HLS is incredibly good at training the best analytical minds in the world. Yet its time-honored pedagogical model of reading and interpreting the law is not what the typical lawyer faces each day in law practice. Equipping students with another important skill set, including creative thinking and teamwork, is the purpose of the new Problem Solving Workshop, which launched this winter term as a mandatory course for 1Ls.

It is, in a word, “radical,” says Joseph William Singer ’81, the HLS Bussey Professor of Law, who spent the past two years developing the Workshop with Todd Rakoff ’75 and testing it on upper class students. Instead of looking at a case at its end point, an appeals court decision, the Workshop presents cases with the initial client contact. “There’s no course like this anywhere in the world.”

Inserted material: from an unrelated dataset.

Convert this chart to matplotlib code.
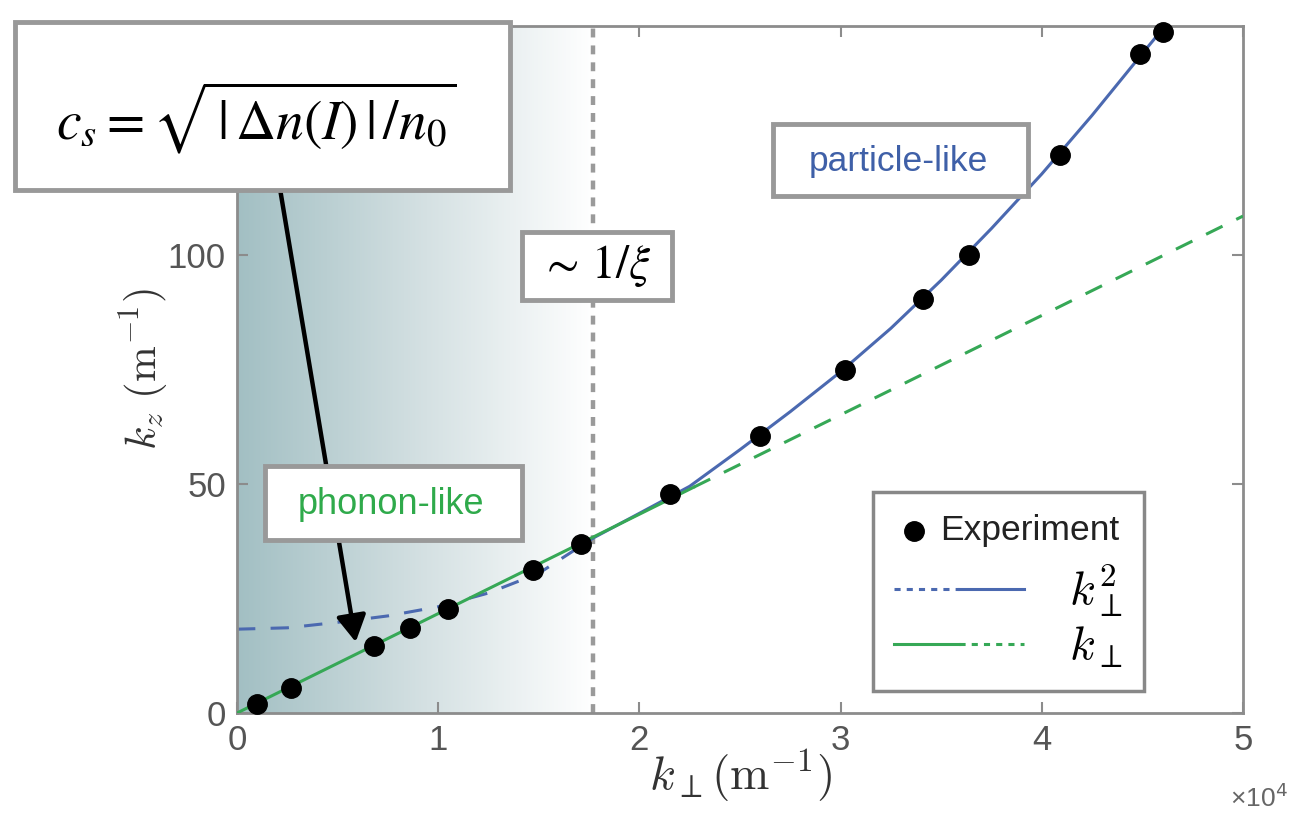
import numpy as np
import matplotlib
matplotlib.use('Agg')
import matplotlib.pyplot as plt
from matplotlib.patches import Rectangle
from matplotlib.lines import Line2D
from matplotlib.text import Text
from matplotlib.colors import LinearSegmentedColormap
from matplotlib.legend_handler import HandlerBase, HandlerTuple

plt.rcParams['font.family'] = ['Liberation Sans', 'DejaVu Sans']
plt.rcParams['mathtext.fontset'] = 'cm'

# experiment points (k_perp in 1e4 m^-1, k_z in m^-1)
kperp = [0.10, 0.27, 0.68, 0.86, 1.05, 1.47, 1.71, 2.15, 2.60, 3.02, 3.41, 3.64, 4.09, 4.49, 4.60]
kz = [2.0, 5.5, 14.7, 18.6, 22.8, 31.3, 36.8, 47.9, 60.4, 74.8, 90.4, 100.0, 121.9, 143.8, 148.6]

# k_perp^2 fit
quad_x = [0, 0.25, 0.5, 0.75, 1.0, 1.25, 1.5, 1.77, 2.0, 2.25, 2.5, 2.75, 3.0, 3.25, 3.5, 3.75, 4.0, 4.25, 4.5, 4.65]
quad_y = [18.3, 18.6, 19.8, 21.2, 23.2, 26.2, 30.5, 38.2, 43.6, 49.5, 57.5, 65.8, 74.5, 84.0, 94.5, 105.8, 117.7, 130.5, 144.0, 152.0]
quad_split = 7   # dashed up to 1/xi, solid after

# k_perp (linear) fit
lin_x = [0, 1.0, 2.0, 2.27, 3.0, 4.0, 5.0]
lin_y = [0, 21.7, 43.4, 49.3, 65.1, 86.8, 108.5]
lin_split = 3    # solid up to here, dashed after

xi_inv = 1.77
xticks = [0, 1, 2, 3, 4, 5]
yticks = [0, 50, 100]

BLUE = '#4b69b0'
GREEN = '#36a856'
GRAY = '#8c8c8c'

W, H = 1290, 814


def px(x, y):
    # pixel position (from top-left) -> figure fraction
    return x / W, 1 - y / H


class DotLabelHandler(HandlerBase):
    # MATLAB-style entry: marker at left, text right after it
    def create_artists(self, legend, orig_handle, xdescent, ydescent, width, height, fontsize, trans):
        x0, yc = -xdescent, height / 2 - ydescent
        dot = Line2D([x0 + 0.15 * width], [yc], marker='o', ms=14, color='k', ls='none', transform=trans)
        txt = Text(x0 + 0.35 * width, yc, 'Experiment', ha='left', va='center', fontsize=25.5,
                   color='#222222', transform=trans)
        return [dot, txt]


fig = plt.figure(figsize=(12.9, 8.14), dpi=100)
ax = fig.add_axes([237 / W, 1 - 713 / H, (1243 - 237) / W, (713 - 26) / H])

# shaded phonon region
shade = LinearSegmentedColormap.from_list('shade', ['#a2bfc3', '#d2dfe1', '#ffffff'])
ax.imshow(np.linspace(0, 1, 256)[None, :], extent=[0, xi_inv, 0, 150], aspect='auto',
          cmap=shade, interpolation='bicubic', zorder=0)
ax.axvline(xi_inv, color='#9a9a9a', lw=3.2, ls=(0, (2, 1.8)), zorder=1)

q_dash, = ax.plot(quad_x[:quad_split + 1], quad_y[:quad_split + 1], color=BLUE, lw=2.2,
                  dashes=(6, 5), zorder=2)
q_solid, = ax.plot(quad_x[quad_split:], quad_y[quad_split:], color=BLUE, lw=2.2, zorder=2)
l_solid, = ax.plot(lin_x[:lin_split + 1], lin_y[:lin_split + 1], color=GREEN, lw=2.2, zorder=3)
l_dash, = ax.plot(lin_x[lin_split:], lin_y[lin_split:], color=GREEN, lw=2.2, dashes=(6, 5), zorder=3)
pts, = ax.plot(kperp, kz, 'o', color='k', ms=14, zorder=5, clip_on=False)

ax.set_xlim(0, 5)
ax.set_ylim(0, 150)
ax.set_xticks(xticks)
ax.set_yticks(yticks)
ax.tick_params(direction='in', length=8, width=1.5, color=GRAY, top=True, right=True,
               labelsize=25, labelcolor='#555555', pad=8)
for s in ax.spines.values():
    s.set_color(GRAY)
    s.set_linewidth(2)

ax.set_xlabel(r'$k_\perp(\mathrm{m}^{-1})$', fontsize=34, color='#333333')
ax.set_ylabel(r'$k_z\ (\mathrm{m}^{-1})$', fontsize=31, color='#333333')
ax.xaxis.set_label_coords(0.5, -0.05)
ax.yaxis.set_label_coords(-0.066, 0.5)
fig.text(*px(1288, 812), '×10$^4$', ha='right', va='bottom', fontsize=19, color='#666666',
         math_fontfamily='dejavusans')

# legend samples with the short MATLAB-like dashes
lg_qd = Line2D([], [], color=BLUE, lw=2.2, dashes=(2, 2))
lg_qs = Line2D([], [], color=BLUE, lw=2.2)
lg_ls = Line2D([], [], color=GREEN, lw=2.2)
lg_ld = Line2D([], [], color=GREEN, lw=2.2, dashes=(2, 2))
leg = ax.legend([pts, (lg_qd, lg_qs), (lg_ls, lg_ld)],
                [' ', r'$k_\perp^2$', r'$k_\perp$'],
                handler_map={pts: DotLabelHandler(), tuple: HandlerTuple(ndivide=None, pad=0)},
                loc='upper left', bbox_to_anchor=px(873, 492), bbox_transform=fig.transFigure,
                borderaxespad=0, fontsize=34, handlelength=2.75, handletextpad=0.95,
                borderpad=0.45, labelspacing=0.12, fancybox=False, framealpha=1,
                edgecolor='#888888')
leg.get_frame().set_linewidth(2.5)

# arrow from the formula box to the phonon part
ax.annotate('', xy=(0.59, 15.5), xytext=(0.214, 114.4),
            arrowprops=dict(arrowstyle='-|>,head_length=0.8,head_width=0.45', color='k',
                            lw=3.2, shrinkA=0, shrinkB=0, mutation_scale=20),
            annotation_clip=False, zorder=6)


def label_box(x0, y0, x1, y1, text, tx, ty, **kw):
    bx, by = px(x0, y1)
    fig.add_artist(Rectangle((bx, by), (x1 - x0) / W, (y1 - y0) / H, transform=fig.transFigure,
                             facecolor='white', edgecolor='#999999', lw=3.5, zorder=4))
    fig.text(*px(tx, ty), text, ha='center', va='center', zorder=5, **kw)


label_box(15, 22, 510, 190, r'$c_s = \sqrt{\,|\,\Delta n(I)\,|\,/n_0}$', 256, 118,
          fontsize=40, math_fontfamily='stix')
label_box(522, 232, 672, 300, r'$\sim\,1/\xi$', 596, 266, fontsize=34, math_fontfamily='stix')
label_box(773, 124, 1028, 196, 'particle-like', 898, 162, fontsize=25.5, color='#3f60a8')
label_box(265, 466, 522, 540, 'phonon-like', 391, 505, fontsize=26, color='#2faa4b')

fig.savefig('out.png', dpi=100)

The purpose of the Workshop, adds Singer, “is to put students in a very practical setting, of learning how to help clients achieve their goals within the bounds of the law.”

 

He sees it as an essential part of 1L orientation, supplementing the technical skills students learn in regular courses with an emphasis on common sense, judgment, even wisdom. It also stresses that in real life, unlike in case books, ambiguities abound – in the law, in the facts, in what a client wants or thinks he wants.

While HLS’s clinical program, the most extensive in the world, has students represent clients in real cases under the guidance of practicing attorneys, the Workshop is designed as a bridge between classroom courses and clinics, giving them a framework to think about approaching legal problems. Both students and the instructors said they found the creativity and teamwork approach extremely valuable and rewarding.

“It’s the most fulfilling teaching I’ve ever done,” says John Palfrey ’01, Vice Dean of Library and Information Resources and Faculty Co-Director of the Berkman Center for Internet and Society, who hopes to teach it again next year. “I think we have, in the Problem Solving Workshop, a real opportunity to find better ways to prepare students to become lawyers.”